Exercise objective:
Print the listing as it stands, omitting all images.

════════

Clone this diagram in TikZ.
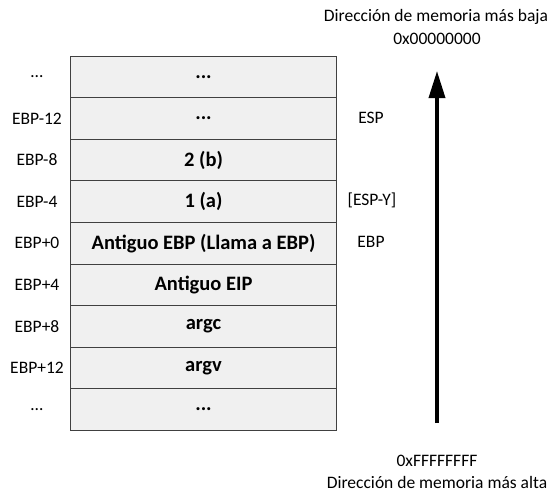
\documentclass[tikz,border=0pt]{standalone}
\usepackage{fontspec}
\setmainfont{Carlito}
\usetikzlibrary{arrows.meta}
\newcommand\mydots{...}
\begin{document}
\begin{tikzpicture}[x=1pt,y=-1pt,
  cell/.style={draw=black!75,line width=1pt,fill=black!6,minimum width=266pt,minimum height=41.6pt,inner sep=0pt,font=\fontsize{20.5}{23}\selectfont\bfseries},
  lab/.style={font=\fontsize{17.5}{20}\selectfont,inner sep=0pt},
  memarrow/.style={line width=3.5pt,-{Triangle[length=27pt,width=16pt]}}]
\useasboundingbox (0,0) rectangle (558,501);
\foreach \t [count=\i from 0] in {\mydots,\mydots,2 (b),1 (a),Antiguo EBP (Llama a EBP),Antiguo EIP,argc,argv,\mydots}{
  \node[cell] (r\i) at (203.5,{56+41.6*(\i+0.5)}) {\t};
}
\foreach \t [count=\i from 0] in {…,EBP-12,EBP-8,EBP-4,EBP+0,EBP+4,EBP+8,EBP+12,…}{
  \node[lab,anchor=center] (l\i) at (37,{56+41.6*(\i+0.5)}) {\t};
}
\node[lab] (esp) at (371,{56+41.6*1.5-1}) {ESP};
\node[lab] (espy) at (372,{56+41.6*3.5-1}) {[ESP-Y]};
\node[lab] (ebp) at (371,{56+41.6*4.5-1}) {EBP};
\node[lab] (t1) at (436,17) {Dirección de memoria más baja};
\node[lab] (t2) at (437,39) {0x00000000};
\node[lab] (b1) at (437,461) {0xFFFFFFFF};
\node[lab] (b2) at (437,482) {Dirección de memoria más alta};
\coordinate (abot) at (437,423);
\coordinate (atop) at (437,71);
\draw[memarrow] (abot) -- (atop);
\end{tikzpicture}
\end{document}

════════

Complete output:
Clone this diagram in TikZ.
\documentclass[tikz,border=0pt]{standalone}
\usepackage{fontspec}
\setmainfont{Carlito}
\usetikzlibrary{arrows.meta}
\newcommand\mydots{...}
\begin{document}
\begin{tikzpicture}[x=1pt,y=-1pt,
  cell/.style={draw=black!75,line width=1pt,fill=black!6,minimum width=266pt,minimum height=41.6pt,inner sep=0pt,font=\fontsize{20.5}{23}\selectfont\bfseries},
  lab/.style={font=\fontsize{17.5}{20}\selectfont,inner sep=0pt},
  memarrow/.style={line width=3.5pt,-{Triangle[length=27pt,width=16pt]}}]
\useasboundingbox (0,0) rectangle (558,501);
\foreach \t [count=\i from 0] in {\mydots,\mydots,2 (b),1 (a),Antiguo EBP (Llama a EBP),Antiguo EIP,argc,argv,\mydots}{
  \node[cell] (r\i) at (203.5,{56+41.6*(\i+0.5)}) {\t};
}
\foreach \t [count=\i from 0] in {…,EBP-12,EBP-8,EBP-4,EBP+0,EBP+4,EBP+8,EBP+12,…}{
  \node[lab,anchor=center] (l\i) at (37,{56+41.6*(\i+0.5)}) {\t};
}
\node[lab] (esp) at (371,{56+41.6*1.5-1}) {ESP};
\node[lab] (espy) at (372,{56+41.6*3.5-1}) {[ESP-Y]};
\node[lab] (ebp) at (371,{56+41.6*4.5-1}) {EBP};
\node[lab] (t1) at (436,17) {Dirección de memoria más baja};
\node[lab] (t2) at (437,39) {0x00000000};
\node[lab] (b1) at (437,461) {0xFFFFFFFF};
\node[lab] (b2) at (437,482) {Dirección de memoria más alta};
\coordinate (abot) at (437,423);
\coordinate (atop) at (437,71);
\draw[memarrow] (abot) -- (atop);
\end{tikzpicture}
\end{document}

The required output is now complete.